The cathedral boasts a complex stone structure, a soaring timber ceiling, stained glass windows and historic artifacts. Plaques, flags and church pews illustrate the city’s past. Outside in the churchyard houses lie the graves of the Maori tribe and early settlers. Taranaki Cathedral has also held services ranging from those that mark the Battle of Britain to those mourning the loss of lives in the February 2011 earthquake in Christchurch, New Zealand.
8. Federal Store
Walk into the Federal Store and you will instantly notice the quirky 50s style tables and chairs and floral umbrellas. Their food is cooked to order and their cakes and fresh bread are made in house, and they even switch up their a la carte menu every month to keep things interesting. The owner of the Federal Store, Jeremy, has been a barista for the past 15 years and has worked alongside some of New Zealand’s leading coffee companies, so you can definitely trust him to brew you a good cup of Joe.
The Federal Store specializes in brunch and does it well – we hear their Banana Butterscotch and Bacon pancakes are a real hit. They also serve deli items such as gourmet sandwiches as well as burgers.
9. Brooklands Zoo
Brooklands Zoo is a family focused zoo which is home to a diverse variety of species including farmyard animals, reptiles and amphibians, oriental small-clawed otters, meerkats, a brolga, Bolivian squirrel monkeys, capuchins and cotton-top tamarins as well as a selection of colorful birds housed inside a walk-through, free-flight aviary. The best part about including this attraction in your itinerary is that it is completing free of charge! It will also be an enjoyable attraction for the little ones especially.
The track up to the summit of Paritutu is well worth the view. Paritutu was first discovered in 1770 when Captain Cook sailed down the coast and named the islands after the lumps of sugar he put in his tea. The summit is surprisingly flat as compared to other rocks, and this is a result of the laborious effort by the Maori tribe to level the rocks down for whares and kumara pits. They also used the rock for shelter and defense. In the early days, the bottom of the rock even housed a substantial village by the name of Mahoe, which was famous for their Tohunga school of learning.
The city of New Plymouth
The city of New Plymouth is a great destination for your next holiday.
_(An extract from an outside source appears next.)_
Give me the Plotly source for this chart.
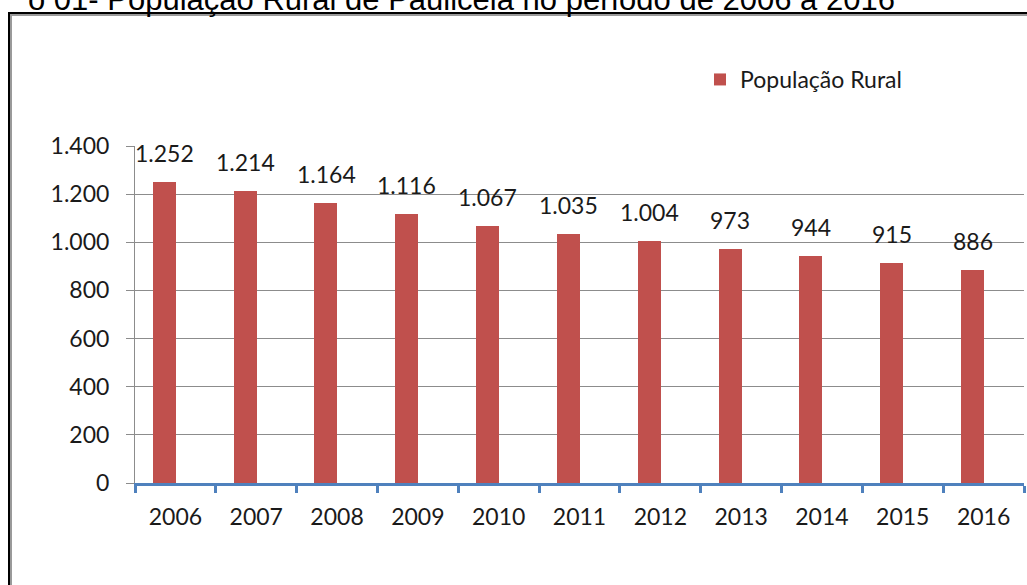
import plotly.graph_objects as go

years = ["2006", "2007", "2008", "2009", "2010", "2011", "2012", "2013", "2014", "2015", "2016"]
populacao_rural = [1252, 1214, 1164, 1116, 1067, 1035, 1004, 973, 944, 915, 886]
series_name = "População Rural"
title_text = "o 01- População Rural de Paulicéia no período de 2006 a 2016"

W, H = 1027, 585
L, R, T, B = 135, 3, 146, 102
PW, PH = W - L - R, H - T - B


def px_x(px):
    return (px - L) / PW


def px_y(py):
    return (H - B - py) / PH


def fmt(v):
    return f"{v:,}".replace(",", ".")


FONT = "Lato"
TXT = "#1a1a1a"
GRID = "#8c8c8c"
BLUE = "#4F81BD"
RED = "#C0504D"

fig = go.Figure()
fig.add_trace(go.Bar(
    x=years, y=populacao_rural, name=series_name,
    marker=dict(color=RED, line=dict(width=0)),
    width=0.285, offset=-0.28,
    showlegend=True,
))

annotations = []
for i, v in enumerate(populacao_rural):
    annotations.append(dict(
        x=i, y=v, xref="x", yref="y", text=fmt(v), showarrow=False,
        xanchor="center", yanchor="bottom", xshift=-11, yshift=13,
        font=dict(family=FONT, size=23, color=TXT),
    ))

annotations.append(dict(
    x=px_x(897), y=px_y(0), xref="paper", yref="paper", text=title_text,
    showarrow=False, xanchor="right", yanchor="middle",
    font=dict(family="Liberation Sans, Arial", size=31, color="#000000"),
))

shapes = [
    dict(type="line", xref="paper", yref="paper",
         x0=px_x(9), x1=px_x(9), y0=px_y(13), y1=px_y(640),
         line=dict(color="#000000", width=2), layer="above"),
    dict(type="line", xref="paper", yref="paper",
         x0=px_x(8), x1=px_x(1027), y0=px_y(13), y1=px_y(13),
         line=dict(color="#000000", width=2), layer="above"),
    dict(type="line", xref="paper", yref="paper",
         x0=px_x(11), x1=px_x(11), y0=px_y(15), y1=px_y(640),
         line=dict(color="#9a9a9a", width=2), layer="above"),
    dict(type="line", xref="paper", yref="paper",
         x0=px_x(10), x1=px_x(1027), y0=px_y(15), y1=px_y(15),
         line=dict(color="#9a9a9a", width=2), layer="above"),
]

fig.update_layout(
    width=W, height=H,
    margin=dict(l=L, r=R, t=T, b=B),
    paper_bgcolor="white", plot_bgcolor="white",
    separators=",.",
    font=dict(family=FONT, size=23, color=TXT),
    bargap=0,
    annotations=annotations,
    shapes=shapes,
    legend=dict(
        x=px_x(700), y=px_y(58), xanchor="left", yanchor="top",
        font=dict(family=FONT, size=23, color=TXT),
        itemwidth=30, bgcolor="rgba(0,0,0,0)",
    ),
    xaxis=dict(
        type="category", showgrid=False,
        showline=True, linecolor=BLUE, linewidth=2.5,
        ticks="outside", tickson="boundaries", ticklen=7, tickwidth=2.5, tickcolor=BLUE,
        tickfont=dict(family=FONT, size=23, color=TXT),
        ticklabelstandoff=12,
        range=[-0.5, 10.5],
    ),
    yaxis=dict(
        range=[0, 1400], tickvals=[0, 200, 400, 600, 800, 1000, 1200, 1400],
        tickformat=",.0f",
        showgrid=True, gridcolor=GRID, gridwidth=1,
        showline=True, linecolor=GRID, linewidth=1,
        ticks="outside", ticklen=8, tickcolor=GRID, tickwidth=1,
        tickfont=dict(family=FONT, size=23, color=TXT),
        ticklabelstandoff=12,
        zeroline=False,
    ),
)

fig.write_html("out.html", config={"displayModeBar": False})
Known for its warm and sunny climate, art galleries and beautiful nature parks, it has something for everyone indeed. Perhaps this is a less known fact, but New Plymouth is also New Zealand’s ‘oil town’, with offshore rigs extracting natural gas and oil. You would not want to miss the breathtaking views from the summit of Paritutu, the adorable animals at Brooklands Zoo or the enthralling lush greenery at Pukekura Park, so don’t forget to pay this city a visit when you are in New Zealand.